Of all the ways I tried to include pockets, by far the most successful was the back-angled drop pocket set into the side panel. They weren’t perfect: they do make the skirt a bit more casual, and you can’t put bulky things in them, so they didn’t quite make the level of pattern-inclusion, but they are nice and deep – you can even fit a passport in them!
Here’s how to add your own!
- Your Scroop Modern Fantail Skirt pattern
- Measuring tools: a measuring tape, a ruler, and a French curve
- Marking tools
- Pattern tracing fabric, freezer paper, or some other paper/material to trace off extra pattern pieces.
- Two 1.5cm wide strip of interfacing, between 30cm – 55cm long each, depending on the size of your skirt, to stabilise the top of the pocket. I recommend a lightweight, woven interfacing, as this will provide more stability than a non-woven interfacing.
Part 1: Drafting the pocket pattern:
We’ll be working with Piece B of the Modern Fantail:
I’m demonstrating on the size 38 (plain line), but the instructions work for all sizes.

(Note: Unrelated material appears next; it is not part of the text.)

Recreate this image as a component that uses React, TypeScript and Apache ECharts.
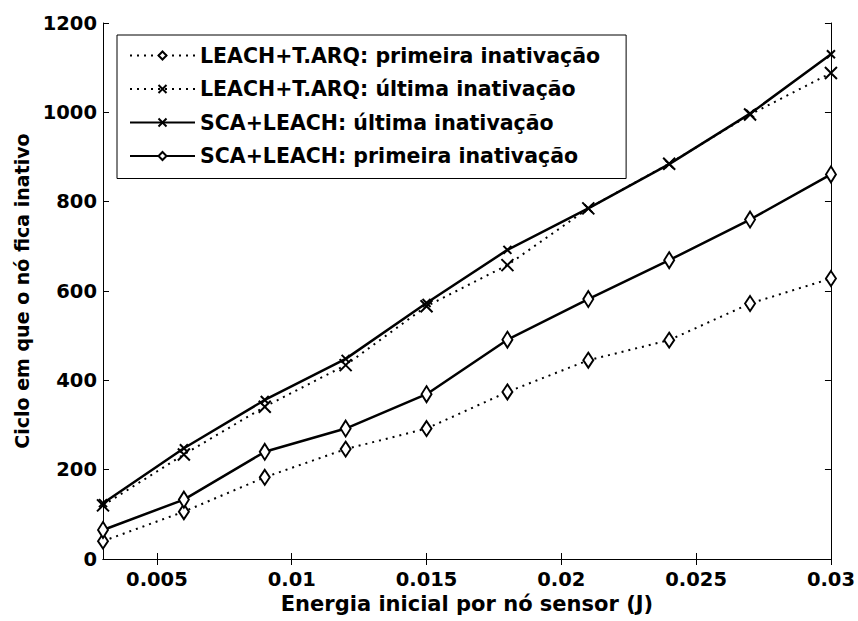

You’ll be making three pieces: a lower skirt piece, an upper skirt piece with attached pocket, and a pocket facing:
Measure down along your size line 1.5″/4cm the front edge of skirt Piece B (marked with 1 notch):
Measure down 6″/15.5cm the back edge of skirt Piece B (marked with 2 notches):
Draw a line connecting the two points:
Draw another line, parallel to the first, 1 1/4″/3cm below it:
The top edge of your pocket will sit halfway between the two lines, as marked with the dashes below:
Now you’re going to mark your pocket itself. Place your hand along the front edge of piece B, below your lower line, and at least 3/4″/2cm in from the front edge. Spread your hand, and draw a semi-circular pocket shape around your hand, with a good 3/4″/2cm clearance at all points.
Use a French curve to smooth out your lines:
Add notch points along the top line of your pocket diagram, and on at least two places along the curve of the pocket.
Now you’re going to trace off your three pattern pieces. I’m using pattern tracing fabric – it’s foldable, see-through, easy to work with, and iron-able on the absolute lowest heat setting, but use whatever works for you to trace off pattern pieces.
Everything below the top drawn line is your lower skirt piece. We’ll call it B1.
Everthing from the top of the skirt panel, to the bottom drawn line and bottom of the pocket curve, is your upper skirt piece with pocket. We’ll call it B2:
And everything from the top drawn line to the bottom of the pocket is your pocket facing piece. We’ll call it B3:
Be sure to include the notches, and grainlines, in your tracings:
Once they are traced off, you can cut out your fabric (you’ll note I just folded down the top edge of my B pattern piece to form B1, instead of tracing it off):
Transfer all of your notches and pattern markings to your pattern pieces.
Part 2: Sewing your pocket:
Fuse the interfacing strips to the wrong side of the piece B3, 5/8″/1.5cm down from the top edge. This will stabilise the pocket, and keep it from stretching and sagging over time.
Place piece B3 on piece B1, right sides together, double-notches on the top straight edges matching.
Sew at 5/8″/1.5cm:
Your stitching will sit just along the line of the interfacing:
Open B3 pocket facing up and out, and understitch by stitching through the pocket facing and both seam allowances from the right side of the fabric, 1/8″/2-3mm out from the ditch of the seam.
Tip: you don’t need to (and shouldn’t) press before understitching. Instead, just stretch the seam open as you understitch. This will do a better job of creating an open seam and a clean turning than pressing would.
Finish the seam allowances as desired:
Press your pocket facing pieces B3 to the back of B1.
Place pieces B2 on pieces B3, right sides of pockets together, notches matching around the pockets, and at the side seam.
Stitch, sewing with the bottom skirt up, starting from the back side seam (marked with double notches), and sewing just to the left (skirt side) of the first line of stitching. This does mean you’ll have to sew one skirt with the fabric squished between the needle and the body of the machine.
Sink your needle and turn at the corner of the pocket. I like to sew my pockets with small seam allowances, using the edge of my foot as a guide (and as you may notice, I also like using a satin stitch foot as a standard foot – a weird quirk of mine).
And here is what they will look like when you are done:
Finish the pocket seam allowances, and baste the loose edge of the pocket to the front side seam (marked with 1 notch).
And here are your side pieces, pockets assembles, and pieces all ready to go:
From here on out you can follow the standard Fantail skirt instructions, just as if these were a flat Piece B.